No. A ban on GPS means that wireless phones and in-car radios would also have to be banned. All require driver interaction in order to operate and to physically look at a screen (even if a radio's LCD screen). You can't ban one and not ban the others. It's all or nothing. Being that drivers would never tolerate that, it's not going to happen.

Will in-car navigation require the driver to register the device?

No, for the same reason bans wouldn't take effect. If GPS required registration, so would car radios and wireless phones. Once again, drivers wouldn't tolerate it and openly defy the law without giving it a second thought. Required registrations would be rescinded very quickly after enough people bang down the town hall door enough times.

What's the solution?

The solution is to pass a law as stated above that explicitly states the driver cannot interact with a touch-screen based system while driving.

However this is a solution to a problem that doesn't exist.

Is there a genuine hazard to the driver presented with in-car GPS navigation use?

No. As much as do-gooders think there is, there isn't. The use of GPS allows drivers to avoid putting themselves in harmful situations by having a guide to instruct them where to go. This is, without a shadow of a doubt, safer for the driver and passengers.

Things that do-gooders fail to realize with GPS use

1. It saves fuel

All GPS units are pre-programmed to take the quickest/shortest route unless the driver instructs otherwise - which 99% of the time they don't. This means less fuel is expended, the driver gets to his or her destination faster and it helps the environment by not wasting fuel.

2. It relieves road congestion

Every time a GPS user opts to have the unit avoid highways when taking a route, this lessens the congestion that exists on our nations highways and interstates. In fact, many GPS units come with built-in traffic avoidance options that really do work and re-route drivers easily to avoid gridlock and traffic jams.

3. It enhances driver confidence

A genuine hazard that no law can prevent is a driver that doesn't know where he or she is going. The driver's stress level is increased, anxiety sets in and can cause unwise decision-making. Having GPS navigation eliminates that entirely in one fell swoop. There is absolutely NOTHING bad about that. A prepared driver is a safe driver. This is undisputed.

4. It decreases car accidents

All GPS units tell drivers (literally) in advance when the next turn is coming up. That seemingly insignificant feature is actually very significant because it alerts the driver well in advance.

In addition, if the driver misses a turn while navigating, they don't panic if using GPS because the unit will recalculate the route and get that driver back on track. This alleviates stress and avoids panic attacks entirely.

The reality of GPS and the law

If any state decides to pass a law banning GPS, they won't get very far with it.

Would you want to be the lawmaker that tells truck fleets "Sorry, your drivers can't use GPS anymore"? No you wouldn't because you just cost all the truck fleets hundreds of thousands of dollars in lost time and wages. Not a smart move.

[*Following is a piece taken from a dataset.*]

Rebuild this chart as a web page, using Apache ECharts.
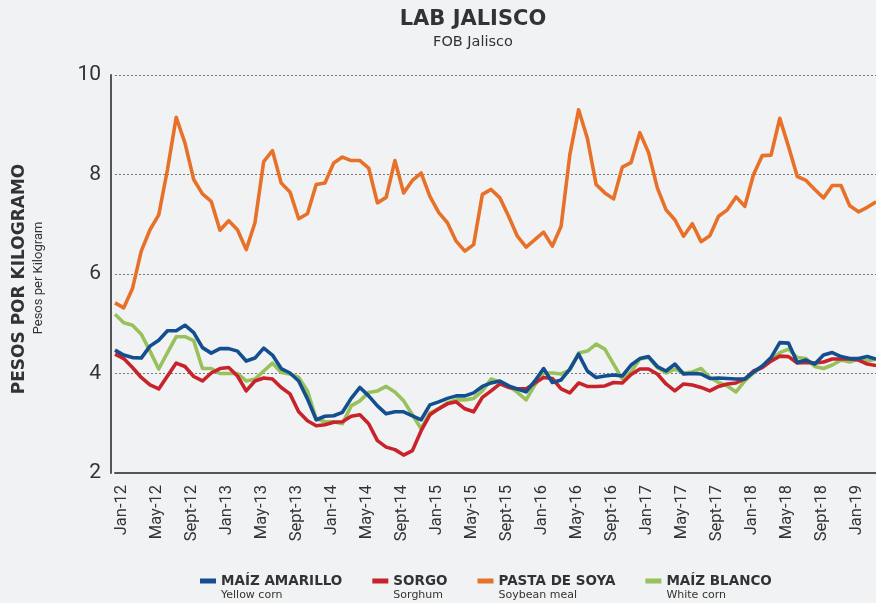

Would you want to be the lawmaker that requires all GPS owners to register their units with the local town office? No you wouldn't because the office would have to charge in order for anyone to use GPS service. Considering that GPS use is already free, no one would obey that law. Not a one. Bad move.

Would you want to be the lawmaker that classifies mobile in-car navigation the same as wireless phones? No you wouldn't because it would be impossible to enforce. GPS by itself cannot provide any voice communications to other humans whatsoever. What would you be enforcing? Nothing, that's what. Seriously stupid maneuver.

. . .

I'm sure some lawmakers will try - and fail - to pass laws that won't work concerning GPS save for the one example I mentioned above.

Driving laws are passed to ensure the safety of our drivers. GPS use is not a hazard. It never was and never will be.